当時の一般的なマザーボードのバックパネル。現在は当たり前に付いているオーディオの入出力端子が存在しない

 もう1つ問題は、特にメーカー製のPCの場合、BTOオプションなどでオーディオ構成を変更することがしばしばあったことだ。さすがにサウンドなしというケースはもうほとんどなかったとは思うが、グレードに応じて構成を変えるのは一般的だった。

 実は先にも少し書いたが、AC'97にはBaseline AudioとAdvanced Audioの2種類の規格がある。これはなにが変わってくるかというとAC'97 Codecに違いが出てくる。つまり低価格な(ただし機能はBaseline Audio準拠の)AC'97 Codecと高性能でAdvanced Audio準拠のAC'97 Codecが存在しえるわけで、これを簡単に入れ替えられるようにしたいというニーズが出る、と読んだわけだ。

 これはモデムについても同じである。モデムは国別に規格が異なるので、オンボードでモデムチップを搭載してしまうと国別に異なるマザーボードを用意する必要がある。なのでモデムは別カードの形にしたいというニーズがそもそもあった。

 そこでこのオーディオとモデムは拡張カードの形で簡単に構成を変更できるようにしよう、ということで生まれたのがAMR(Audio Modem Riser)カードである。

オーディオとモデムを簡単に変更できるようにしたAMR

 AMRのコンセプトが下の画像だ。コネクターはAMR専用の46ピンのものが利用され、途中に切り欠きが用意される。

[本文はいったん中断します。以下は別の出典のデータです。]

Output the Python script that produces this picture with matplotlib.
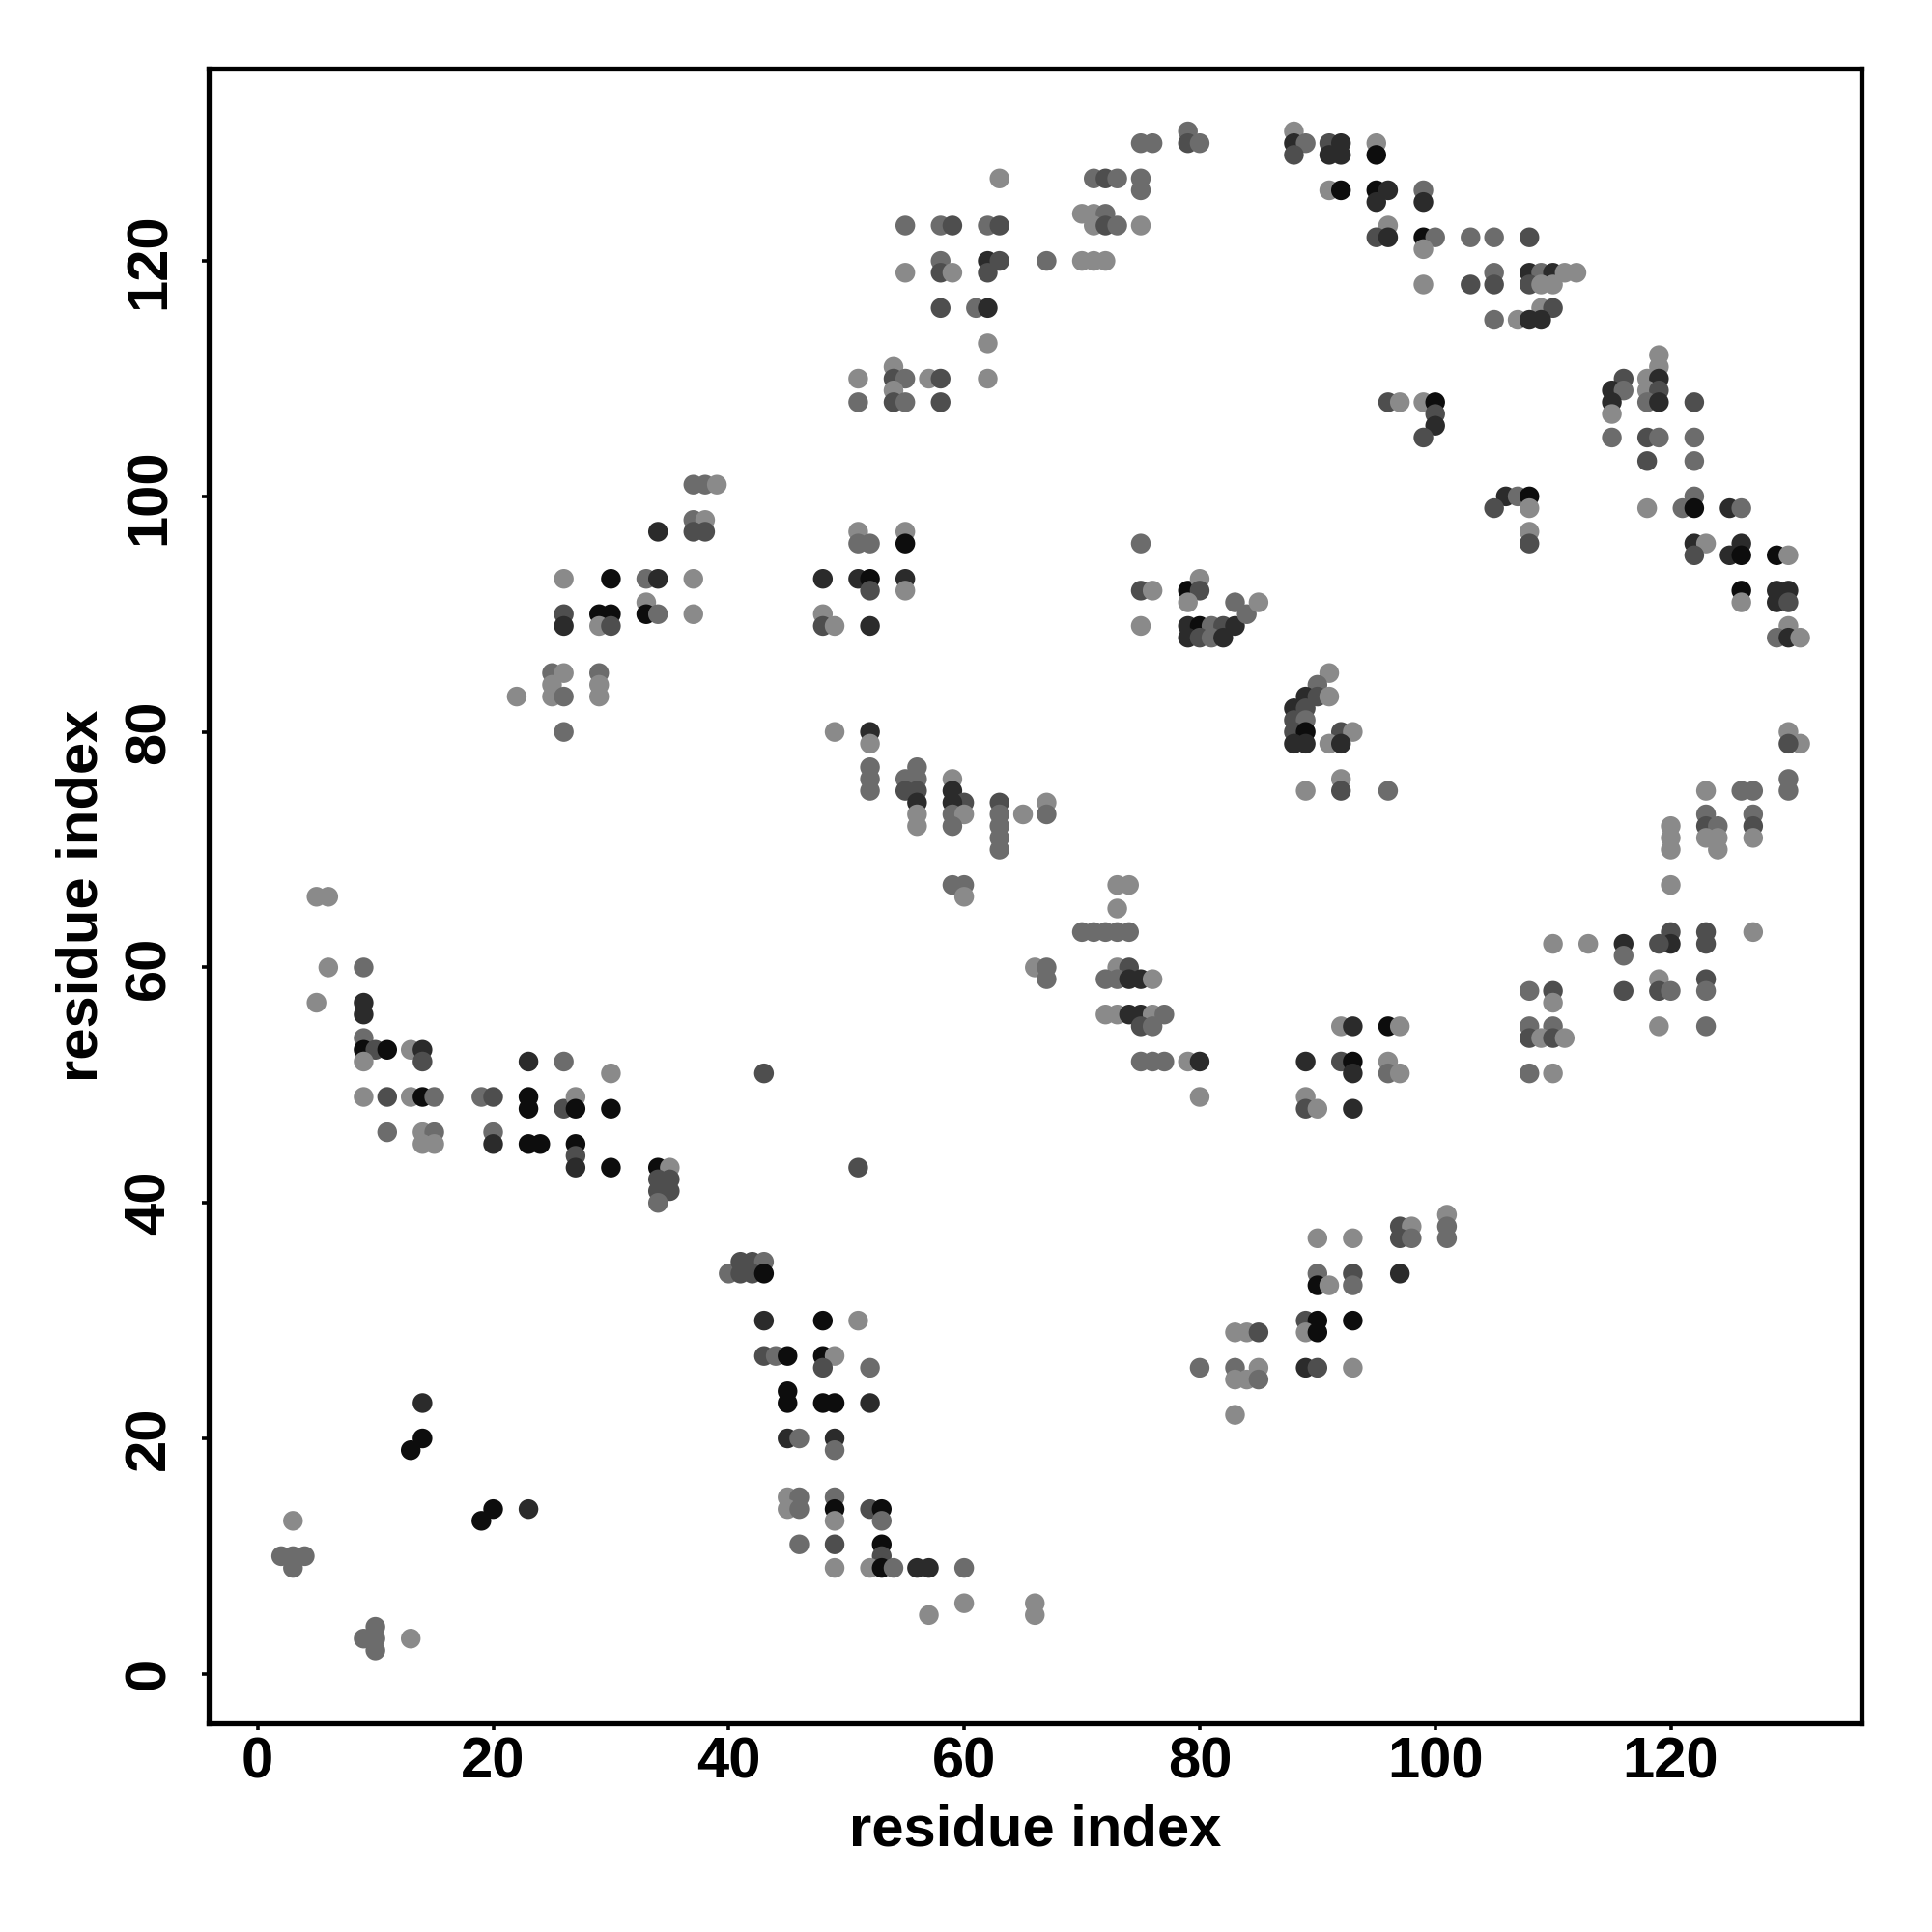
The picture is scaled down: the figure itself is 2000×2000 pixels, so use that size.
import matplotlib
matplotlib.use("Agg")
import matplotlib.pyplot as plt

# contacts: (residue i, residue j, shade level 1=light .. 5=black)
block_a = [(3,13,1),(2,10,2),(3,10,2),(4,10,2),(3,9,2),(10,4,2),(9,3,2),(10,3,2),(10,2,2),(13,3,1),
           (14,23,4),(14,20,5),(13,19,5),(20,14,5),(19,13,5),(23,14,4)]
block_b = [(5,66,1),(6,66,1),(6,60,1),(9,60,2),(5,57,1),(9,57,4),(9,56,4),(9,54,2),(9,53,5),(10,53,3),
           (11,53,5),(9,52,1),(13,53,1),(14,53,4),(14,52,3),(9,49,1),(11,49,3),(13,49,1),(14,49,5),(15,49,2),
           (19,49,2),(20,49,3),(23,49,5),(23,48,5),(23,52,4),(26,52,2),(30,51,1),(26,48,3),(27,49,1),(27,48,5),
           (30,48,5),(11,46,2),(14,46,1),(15,46,2),(14,45,1),(15,45,1),(20,46,2),(20,45,4),(23,45,5),(24,45,5),
           (27,45,5),(27,44,3),(27,43,4),(30,43,5),(34,43,5),(35,43,1),(34,42,3),(35,42,3),(34,41,3),(35,41,3),
           (34,40,2),(40,34,2),(41,35,3),(42,35,3),(43,35,2),(41,34,3),(42,34,3),(43,34,5),(43,51,3)]
block_c = [(37,101,2),(38,101,2),(39,101,1),(37,98,2),(38,98,1),(37,97,3),(38,97,3),(34,97,4),(26,93,1),
           (30,93,5),(33,93,2),(34,93,4),(37,93,1),(33,91,1),(33,90,5),(34,90,2),(37,90,1),(26,90,3),(26,89,4),
           (29,90,5),(30,90,5),(29,89,1),(30,89,3),(25,85,2),(26,85,1),(29,85,2),(25,84,1),(29,84,1),(22,83,1),
           (25,83,1),(26,83,2),(29,83,1),(26,80,2)]
block_d = [(43,30,4),(48,30,5),(51,30,1),(43,27,3),(44,27,2),(45,27,5),(48,27,5),(49,27,1),(52,26,2),(48,26,3),
           (45,24,5),(45,23,5),(48,23,5),(49,23,5),(52,23,4),(45,20,4),(46,20,2),(49,20,4),(49,19,2),(45,15,1),
           (46,15,2),(49,15,2),(45,14,1),(46,14,2),(49,14,5),(52,14,3),(53,14,5),(49,13,1),(53,13,2),(46,11,2),
           (49,11,3),(53,11,5),(53,10,3),(49,9,1),(52,9,1),(53,9,5),(54,9,2),(56,9,4),(57,9,4),(60,9,2),
           (60,6,1),(66,6,1),(57,5,1),(66,5,1)]
block_e = [(80,26,2),(83,29,1),(84,29,1),(85,29,3),(83,26,2),(85,26,1),(83,25,1),(84,25,1),(85,25,2),(83,22,1),
           (89,30,3),(90,30,5),(89,29,1),(90,29,5),(90,34,2),(90,33,5),(91,33,1),(93,34,3),(93,33,2),(93,30,5),
           (93,26,1),(89,26,4),(90,26,3),(90,37,1),(93,37,1),(97,38,3),(98,38,1),(97,37,3),(98,37,2),(97,34,4),
           (101,39,1),(101,38,2),(101,37,2)]
block_f = [(59,67,2),(60,67,2),(60,66,1),(73,67,1),(74,67,1),(73,65,1),(70,63,2),(71,63,2),(72,63,2),(73,63,2),
           (74,63,2),(66,60,1),(67,60,2),(67,59,2),(73,60,1),(74,60,3),(72,59,2),(73,59,2),(74,59,4),(75,59,4),
           (76,59,1),(72,56,1),(73,56,1),(74,56,4),(75,56,4),(76,56,1),(77,56,2),(75,55,3),(76,55,2),(75,52,2),
           (76,52,2),(77,52,2),(79,52,1),(80,52,4),(80,49,1),(89,52,4),(89,49,1),(89,48,3),(90,48,1),(51,43,3)]
block_g = [(51,97,1),(51,96,2),(52,96,2),(55,97,1),(55,96,5),(48,93,4),(51,93,4),(52,93,5),(55,93,4),(52,92,3),
           (55,92,1),(48,90,1),(48,89,3),(49,89,1),(52,89,4),(75,96,2),(75,92,3),(76,92,1),(75,89,1),(79,92,5),
           (80,93,1),(80,92,3),(79,91,1),(79,89,4),(80,89,5),(81,89,2),(82,89,3),(83,89,4),(83,91,2),(84,90,2),
           (85,91,1),(79,88,4),(80,88,3),(81,88,2),(82,88,4)]
block_h = [(49,80,1),(52,80,4),(52,79,1),(52,77,2),(52,76,2),(52,75,2),(55,76,2),(56,77,2),(56,76,2),(55,75,3),
           (56,75,3),(56,74,4),(56,73,1),(56,72,1),(59,76,1),(59,75,4),(60,74,3),(59,74,4),(59,73,2),(60,73,1),
           (59,72,2),(63,74,3),(63,73,2),(63,72,2),(63,71,2),(63,70,2),(65,73,1),(67,74,1),(67,73,2),
           (91,85,1),(90,84,2),(89,83,4),(90,83,3),(91,83,1),(88,82,4),(89,82,3),(88,81,3),(89,81,2),(88,80,3),
           (89,80,5),(88,79,4),(89,79,4),(89,75,1)]
block_i = [(63,127,1),(55,123,2),(58,123,2),(59,123,3),(62,123,2),(63,123,3),(55,119,1),(58,120,2),(58,119,3),
           (59,119,1),(62,120,4),(63,120,3),(62,119,3),(67,120,2),(70,120,1),(71,120,1),(72,120,1),(58,116,3),
           (61,116,2),(62,116,4),(62,113,1),(51,110,1),(54,111,1),(54,110,3),(55,110,2),(54,109,1),(57,110,1),
           (58,110,3),(62,110,1),(51,108,2),(54,108,3),(55,108,2),(58,108,3)]
block_j = [(75,130,2),(76,130,2),(79,131,2),(79,130,3),(80,130,2),(88,131,1),(88,130,4),(89,130,2),(88,129,3),
           (71,127,2),(72,127,3),(73,127,2),(75,127,2),(75,126,2),(70,124,1),(71,124,1),(72,124,2),(71,123,1),
           (72,123,3),(73,123,2),(75,123,1)]
block_k = [(91,130,3),(92,130,4),(91,129,4),(92,129,4),(95,130,1),(95,129,5),(91,126,1),(92,126,5),(95,126,5),
           (96,126,4),(95,125,4),(99,126,2),(99,125,4),(96,123,1),(95,122,3),(96,122,4),(99,122,5),(100,122,2),
           (103,122,2),(105,122,2),(108,122,3),(99,121,1),(105,119,2),(108,119,4),(109,119,2),(110,119,4),
           (111,119,1),(112,119,1),(99,118,1),(103,118,3),(105,118,3),(108,118,3),(109,118,1),(110,118,1),
           (109,116,1),(110,116,3),(105,115,2),(107,115,1),(108,115,4),(109,115,4)]
block_l = [(119,112,1),(119,111,1),(116,110,3),(118,110,1),(119,110,4),(115,109,4),(116,109,2),(118,109,1),
           (119,109,3),(115,108,4),(118,108,2),(119,108,4),(122,108,3),(115,107,1),(115,105,2),(118,105,3),
           (119,105,2),(122,105,2),(118,103,3),(122,103,2),(96,108,3),(97,108,1),(99,108,1),(100,108,5),
           (100,107,3),(100,106,4),(99,105,3)]
block_m = [(106,100,4),(107,100,2),(108,100,5),(105,99,3),(108,99,1),(108,97,1),(108,96,3),(118,99,1),(121,99,2),
           (122,100,2),(122,99,5),(125,99,4),(126,99,2),(122,96,4),(123,96,1),(122,95,3),(126,96,4),(125,95,4),
           (126,95,5),(129,95,5),(130,95,1),(126,92,5),(126,91,1),(129,92,4),(130,92,4),(129,91,4),(130,91,3),
           (130,89,1),(129,88,2),(130,88,4),(131,88,1)]
block_n = [(92,80,3),(93,80,1),(91,79,1),(92,79,4),(92,76,1),(92,75,3),(96,75,2),(130,80,1),(131,79,1),
           (130,79,3),(130,76,2),(130,75,2),(123,75,1),(126,75,2),(127,75,2),(127,73,2),(127,72,3),(127,71,1),
           (123,73,2),(123,72,3),(124,72,2),(123,71,1),(124,71,1),(124,70,1),(120,72,1),(120,71,1),(120,70,1),
           (120,67,1)]
block_o = [(120,63,3),(120,62,4),(119,62,3),(123,63,3),(123,62,3),(127,63,1),(116,62,4),(116,61,2),(110,62,1),
           (113,62,1),(119,59,1),(123,59,3),(108,58,2),(110,58,3),(116,58,3),(119,58,3),(120,58,2),(123,58,2),
           (110,57,1),(119,55,1),(123,55,2),(108,55,2),(110,55,2),(108,54,3),(109,54,1),(110,54,3),(111,54,1),
           (108,51,2),(110,51,1),(92,55,1),(93,55,4),(96,55,5),(97,55,1),(92,52,3),(93,52,5),(93,51,4),
           (96,52,1),(96,51,2),(97,51,1),(93,48,4)]

blocks = [block_a, block_b, block_c, block_d, block_e, block_f, block_g, block_h,
          block_i, block_j, block_k, block_l, block_m, block_n, block_o]

x_ticks = [0, 20, 40, 60, 80, 100, 120]
y_ticks = [0, 20, 40, 60, 80, 100, 120]
x_label = "residue index"
y_label = "residue index"

shade_colors = {1: "#8a8a8a", 2: "#6c6c6c", 3: "#4e4e4e", 4: "#2b2b2b", 5: "#0d0d0d"}

xs, ys, cs = [], [], []
for blk in blocks:
    for i, j, s in blk:
        xs.append(i)
        ys.append(j)
        cs.append(shade_colors[s])

plt.rcParams["font.family"] = ["Liberation Sans", "DejaVu Sans"]
plt.rcParams["font.weight"] = "bold"

fig = plt.figure(figsize=(10, 10), dpi=200)
ax = fig.add_axes([0.108, 0.108, 0.8555, 0.8563])
ax.scatter(xs, ys, s=54, c=cs, linewidths=0, zorder=2)

ax.set_xlim(-4.16, 136.2)
ax.set_ylim(-4.2, 136.3)
ax.set_xticks(x_ticks)
ax.set_yticks(y_ticks)
ax.set_xticklabels([str(t) for t in x_ticks], fontsize=21.5, fontweight="bold")
ax.set_yticklabels([str(t) for t in y_ticks], fontsize=21.5, fontweight="bold",
                   rotation=90, va="center")
ax.tick_params(axis="both", direction="out", length=2.4, width=1.3, color="black")
ax.tick_params(axis="x", pad=2.5)
ax.tick_params(axis="y", pad=9.7)
for sp in ax.spines.values():
    sp.set_linewidth(1.9)
ax.set_xlabel(x_label, fontsize=21.5, fontweight="bold", labelpad=5.4)
ax.set_ylabel(y_label, fontsize=21.5, fontweight="bold", labelpad=5.4)

fig.savefig("out.png", dpi=200, facecolor="white")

Audio/Modem Riser Specification Rev 1.01より抜粋。拡張カードスロットの一番左側にこれが来ることを前提にしているのがわかる

 AMRとPCI、それとAGPのコネクターの位置関係をまとめたのが下の画像だ。

AGPのコネクターの位置関係。AGPのさらに左にAMRが来る前提になっているのがわかる

 AMRのコネクター位置はPCIよりも少しだけバックパネル側に近い位置にあるので、例えばAMRのカードを間違ってPCIスロットに装着したりしてもちゃんと入らない(カードエッジがマザーボードに引っかかって押し込めない)ように配慮されている。

2つの茶色いスロットがAMR

 カードそのものはPCIの拡張カードに似ているが、最大174.63mmとしつつもショートカードだと68.78mmと非常にコンパクトにまとまっている。実際モデムを持たないAC'97 Codecだけが載ったAMRライザーだと、このショートカードのものもいくつか存在した。